The combination augments Bunge’s existing footprint with significant grain and softseed-handling capacity, while expanding origination capabilities in key regions and crops where Bunge is underrepresented, Bunge stated, adding that the combined company will be diversified across the key export origins, as well as major crush destinations.

Furthermore, increased direct-origination reach will transform the combined company’s ability to promote sustainable practices in global food supply, including origination transparency, low-carbon product streams, full end-to-end traceability across major crops and origins, and the acceleration of regenerative agriculture to reduce greenhouse-gas emissions, according to Bunge.

Following the close of the transaction, the combined company will be led by CEO Heckman and John Neppl, Bunge’s chief financial officer.

Viterra CEO Mattiske will join Bunge’s executive-leadership team in the role of co-chief operating officer.

The combined company will operate as Bunge with operational headquarters in St.
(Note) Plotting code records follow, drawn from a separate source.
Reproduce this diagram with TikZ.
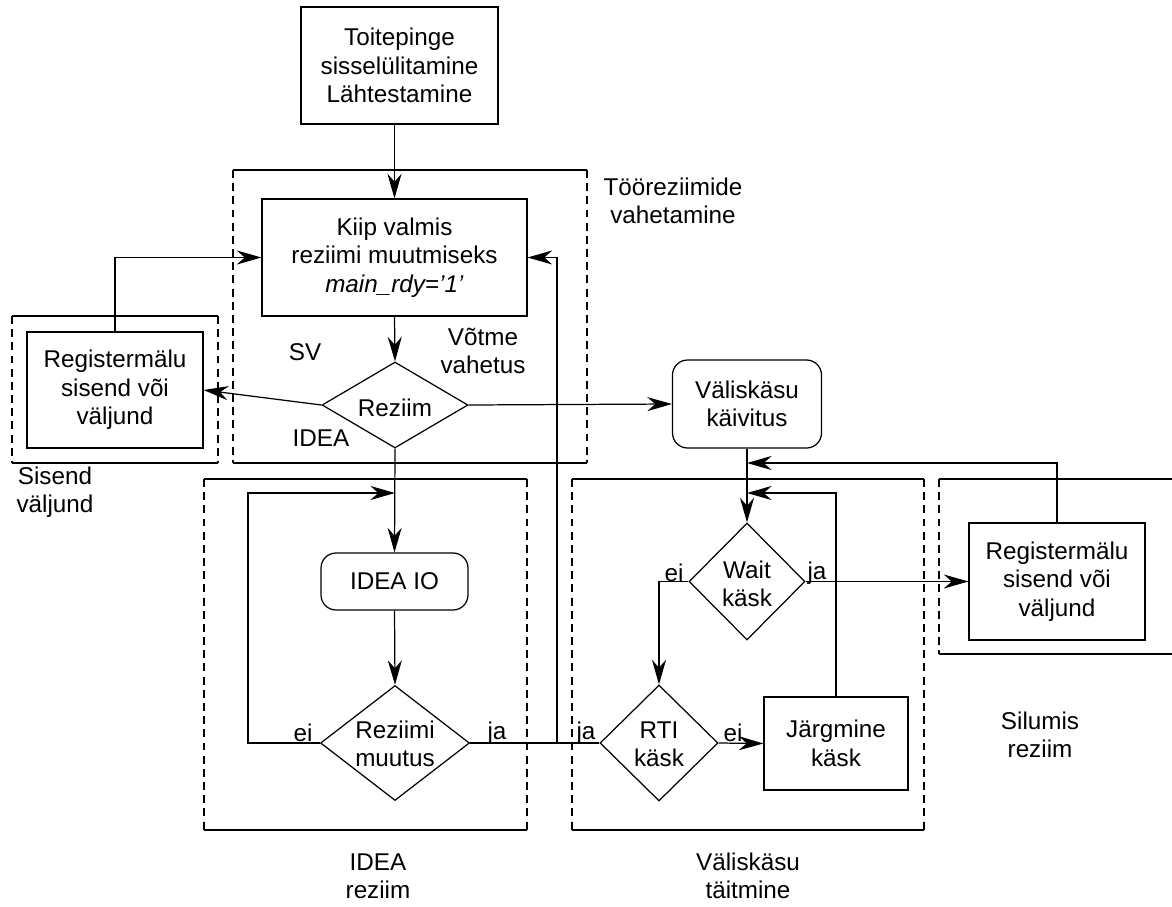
\documentclass[tikz,border=0pt]{standalone}
\usepackage{fontspec}
\setmainfont{Liberation Sans}
\usetikzlibrary{arrows.meta,shapes.geometric}

% solid top and bottom edges, dashed sides
\newcommand{\zoneframe}[4]{%
  \draw[frameedge] (#1,#2) -- (#3,#2);
  \draw[frameedge] (#1,#4) -- (#3,#4);
  \draw[frameside] (#1,#2) -- (#1,#4);
  \draw[frameside] (#3,#2) -- (#3,#4);
}

\begin{document}
\begin{tikzpicture}[x=0.02cm,y=-0.02cm,
  every node/.style={font=\fontsize{13.8}{16.2}\selectfont, align=center, inner sep=0pt},
  line width=0.7pt,
  box/.style={draw, rectangle},
  rbox/.style={draw, rectangle, rounded corners=0.3cm},
  dia/.style={draw, diamond},
  flow/.style={-{Stealth[length=14pt,width=8pt,inset=4.5pt]}},
  frameside/.style={dash pattern=on 4.5pt off 3pt, line width=0.6pt},
  frameedge/.style={line width=0.6pt},
]
\useasboundingbox (0,0) rectangle (1172,906);

% zones
\zoneframe{12}{316}{218}{463}
\zoneframe{233}{170}{587}{463}
\zoneframe{204}{479}{527}{830}
\zoneframe{572}{479}{924}{830}
\draw[frameedge] (939,479) -- (1172,479);
\draw[frameedge] (939,654) -- (1172,654);
\draw[frameside] (939,479) -- (939,654);

% boxes
\node[box, minimum width=3.94cm, minimum height=2.34cm] (toit) at (399.5,65.5)
  {Toitepinge\\sisselülitamine\\Lähtestamine};
\node[box, minimum width=5.3cm, minimum height=2.34cm] (kiip) at (394.5,257.5)
  {Kiip valmis\\reziimi muutmiseks\\\textit{main\_rdy=’1’}};
\node[box, minimum width=3.52cm, minimum height=2.32cm] (regL) at (115,390)
  {Registermälu\\sisend või\\väljund};
\node[rbox, minimum width=2.98cm, minimum height=1.76cm] (vkk) at (747,404)
  {Väliskäsu\\käivitus};
\node[rbox, minimum width=2.94cm, minimum height=1.14cm] (ideaio) at (394.5,581.5)
  {IDEA IO};
\node[box, minimum width=2.88cm, minimum height=1.86cm] (jarg) at (836,743.5)
  {Järgmine\\käsk};
\node[box, minimum width=3.52cm, minimum height=2.34cm] (regR) at (1057,581.5)
  {Registermälu\\sisend või\\väljund};

% decisions
\node[dia, minimum width=2.92cm, minimum height=1.72cm] (rez) at (395,405) {};
\node at (395,408) {Reziim};
\node[dia, minimum width=2.98cm, minimum height=2.3cm] (rmu) at (395,743) {};
\node at (395,744) {Reziimi\\muutus};
\node[dia, minimum width=2.32cm, minimum height=2.34cm] (wait) at (747,581.5) {};
\node at (747,584) {Wait\\käsk};
\node[dia, minimum width=2.36cm, minimum height=2.32cm] (rti) at (659,743) {};
\node at (659,744) {RTI\\käsk};

% junction points
\coordinate (ideain) at (395,493);
\coordinate (loopc) at (248,743);
\coordinate (jpt) at (557,743);
\coordinate (vin1) at (747,463);
\coordinate (vin2) at (747,493);

% connectors
\draw[flow] (toit.south -| kiip.north) -- (kiip.north);
\draw[flow] (kiip.south) -- (rez.north);
\draw[flow] (rez.west) -- (regL.east);
\draw[flow] (regL.north) |- (kiip.west);
\draw[flow] (rez.east) -- (vkk.west);
\draw[flow] (rez.south) -- (ideaio.north);
\draw[flow] (rmu.west) -- (loopc) |- (ideain);
\draw[flow] (ideaio.south) -- (rmu.north);
\draw[flow] (rmu.east) -- (jpt) |- (kiip.east);
\draw (rti.west) -- (jpt);
\draw[flow] (vkk.south) -- (wait.north);
\draw[flow] (regR.north) |- (vin1);
\draw[flow] (jarg.north) |- (vin2);
\draw[flow] (wait.west) -| (rti.north);
\draw[flow] (wait.east) -- (regR.west);
\draw[flow] (rti.east) -- (jarg.west);

% branch labels
\node (lsv) at (305,352) {SV};
\node (lvv) at (483,351) {Võtme\\vahetus};
\node (lid) at (321,438) {IDEA};
\node (lei1) at (303,733) {ei};
\node (lja1) at (497,733) {ja};
\node (lja2) at (586,733) {ja};
\node (lei2) at (733,733) {ei};
\node (lei3) at (674,573) {ei};
\node (lja3) at (817,573) {ja};

% zone captions
\node (csv) at (55,492) {Sisend\\väljund};
\node (ctr) at (673,201) {Tööreziimide\\vahetamine};
\node (cid) at (378,876) {IDEA\\reziim};
\node (cvt) at (748,876) {Väliskäsu\\täitmine};
\node (csr) at (1040,735) {Silumis\\reziim};
\end{tikzpicture}
\end{document}
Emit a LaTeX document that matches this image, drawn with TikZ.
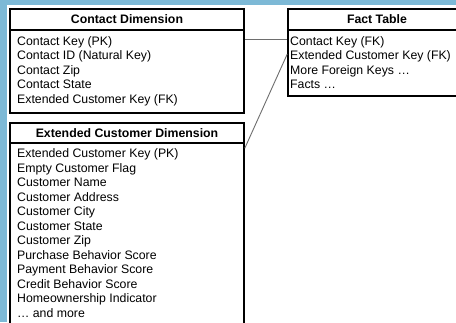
\documentclass[tikz,border=0pt]{standalone}
\usepackage{fontspec}
\setmainfont{Liberation Sans}
\usetikzlibrary{calc}
\definecolor{bgblue}{RGB}{125,185,214}
\definecolor{lnk}{RGB}{110,110,110}
\begin{document}
\begin{tikzpicture}[x=1pt,y=-1pt,
  boxline/.style={draw=black,line width=1.6pt},
  hdr/.style={boxline,fill=white,inner sep=0pt,font=\fontsize{12.3}{14.5}\selectfont\bfseries},
  bodybox/.style={boxline,inner sep=0pt},
  row/.style={anchor=base west,inner sep=0pt,font=\fontsize{12.3}{14.5}\selectfont},
  link/.style={draw=lnk,line width=0.9pt}]
\useasboundingbox (0,0) rectangle (456,322);
\clip (0,0) rectangle (456,322);
\fill[bgblue] (0,0) rectangle (456,322);
\fill[white] (7,5) rectangle (470,330);

% Contact Dimension
\node[hdr,minimum width=234pt,minimum height=21pt] (ch) at (127,19.5) {Contact Dimension};
\node[bodybox,minimum width=234pt,minimum height=83pt] (cb) at (127,71.5) {};
\foreach \t [count=\i] in {Contact Key (PK),Contact ID (Natural Key),Contact Zip,Contact State,Extended Customer Key (FK)}
  \node[row] (c\i) at (17,{45+14.5*(\i-1)}) {\t};

% Fact Table
\node[hdr,minimum width=178pt,minimum height=21pt] (fh) at (377,19.5) {Fact Table};
\node[bodybox,minimum width=178pt,minimum height=66pt] (fb) at (377,63) {};
\foreach \t [count=\i] in {Contact Key (FK),Extended Customer Key (FK),More Foreign Keys \dots,Facts \dots}
  \node[row] (f\i) at (290,{45+14.5*(\i-1)}) {\t};

% Extended Customer Dimension
\node[hdr,minimum width=234pt,minimum height=20pt] (eh) at (127,133) {Extended Customer Dimension};
\node[bodybox,minimum width=234pt,minimum height=197pt] (eb) at (127,241.5) {};
\foreach \t [count=\i] in {Extended Customer Key (PK),Empty Customer Flag,Customer Name,Customer Address,Customer City,Customer State,Customer Zip,Purchase Behavior Score,Payment Behavior Score,Credit Behavior Score,Homeownership Indicator,\dots\ and more}
  \node[row] (e\i) at (17,{157.7+14.5*(\i-1)}) {\t};

% connectors
\draw[link] ($(cb.north east)+(0,10)$) -- ($(fb.north west)+(0,10)$);
\draw[link] ($(eb.north east)+(0,6)$) -- ($(fb.north west)+(0,25)$);
\end{tikzpicture}
\end{document}
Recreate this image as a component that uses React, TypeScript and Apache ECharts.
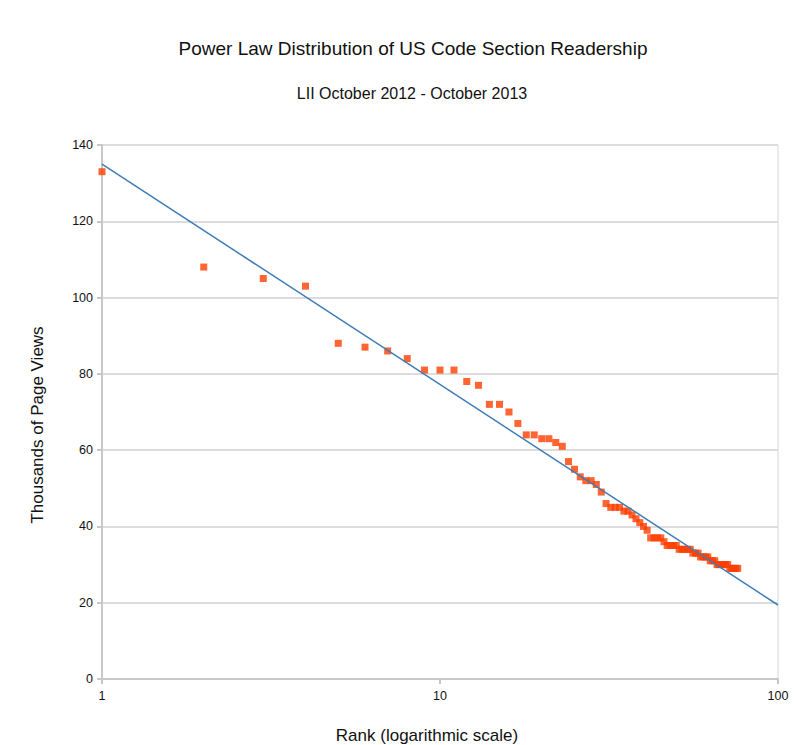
import React, { useEffect, useRef } from "react";
import * as echarts from "echarts";

const ranks: number[] = Array.from({ length: 76 }, (_, i) => i + 1);
const views: number[] = [
  133, 108, 105, 103, 88, 87, 86, 84, 81, 81,
  81, 78, 77, 72, 72, 70, 67, 64, 64, 63,
  63, 62, 61, 57, 55, 53, 52, 52, 51, 49,
  46, 45, 45, 45, 44, 44, 43, 42, 41, 40,
  39, 37, 37, 37, 37, 36, 35, 35, 35, 35,
  34, 34, 34, 34, 34, 33, 33, 33, 32, 32,
  32, 32, 31, 31, 31, 30, 30, 30, 30, 30,
  30, 29, 29, 29, 29, 29,
];
const trendRanks: number[] = [1, 100];
const trendValues: number[] = [135, 19.4];
const yTicks = { min: 0, max: 140, interval: 20 };
const titleText = "Power Law Distribution of US Code Section Readership";
const subtitleText = "LII October 2012 - October 2013";
const xName = "Rank (logarithmic scale)";
const yName = "Thousands of Page Views";

const FONT = "'Liberation Sans', Arial, Helvetica, sans-serif";

export default function App() {
  const ref = useRef<HTMLDivElement>(null);
  useEffect(() => {
    document.body.style.margin = "0";
    if (!ref.current) return;
    const chart = echarts.init(ref.current, null, { renderer: "svg" });
    const txt = (text: string, x: number, y: number, fontSize: number, rotation = 0) => ({
      type: "text",
      x,
      y,
      rotation,
      style: {
        text,
        fontSize,
        fontFamily: FONT,
        fill: "#111",
        align: "center",
        verticalAlign: "middle",
      },
    });
    chart.setOption({
      animation: false,
      backgroundColor: "#ffffff",
      textStyle: { fontFamily: FONT },
      grid: {
        left: 102,
        right: 30,
        top: 145,
        bottom: 66,
        show: true,
        borderColor: "#d6d6d6",
        borderWidth: 1,
        containLabel: false,
      },
      xAxis: {
        type: "log",
        logBase: 10,
        min: 1,
        max: 100,
        axisLine: { show: true, lineStyle: { color: "#c8c8c8", width: 2 } },
        axisTick: { show: true, length: 5, lineStyle: { color: "#c8c8c8", width: 2 } },
        minorTick: { show: false },
        splitLine: { show: false },
        axisLabel: { color: "#111", fontSize: 12.5, margin: 10, fontFamily: FONT },
      },
      yAxis: {
        type: "value",
        min: yTicks.min,
        max: yTicks.max,
        interval: yTicks.interval,
        axisLine: { show: true, lineStyle: { color: "#c8c8c8", width: 2 } },
        axisTick: { show: true, length: 5, lineStyle: { color: "#c8c8c8", width: 2 } },
        splitLine: { show: true, lineStyle: { color: "#dcdcdc", width: 2 } },
        axisLabel: { color: "#111", fontSize: 12.5, margin: 9, fontFamily: FONT },
      },
      graphic: [
        txt(titleText, 413, 48, 19),
        txt(subtitleText, 412, 93, 16),
        txt(xName, 427, 735, 17),
        txt(yName, 37, 425, 17, Math.PI / 2),
      ],
      series: [
        {
          type: "line",
          data: trendRanks.map((r, i) => [r, trendValues[i]]),
          showSymbol: false,
          symbol: "none",
          lineStyle: { color: "#3f7cb6", width: 1.5 },
          z: 3,
        },
        {
          type: "scatter",
          data: ranks.map((r, i) => [r, views[i]]),
          symbol: "rect",
          symbolSize: 7,
          itemStyle: { color: "#ff3d00" },
          z: 2,
        },
      ],
    });
    return () => chart.dispose();
  }, []);
  return <div ref={ref} style={{ width: 808, height: 745 }} />;
}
Louis, Missouri.

Viterra’s current headquarters in Rotterdam, the Netherlands, will be an important commercial location in the future of the combined company.

The Bunge board of directors is expected to be comprised of eight Bunge-nominated representatives and four representatives nominated by Viterra shareholders after the completion of the transaction.

Glencore and CPP Investments will each enter into a shareholder agreement with Bunge at the closing of the transaction and each will initially be able to nominate two Bunge board members.

The merger is expected to close in mid-2024.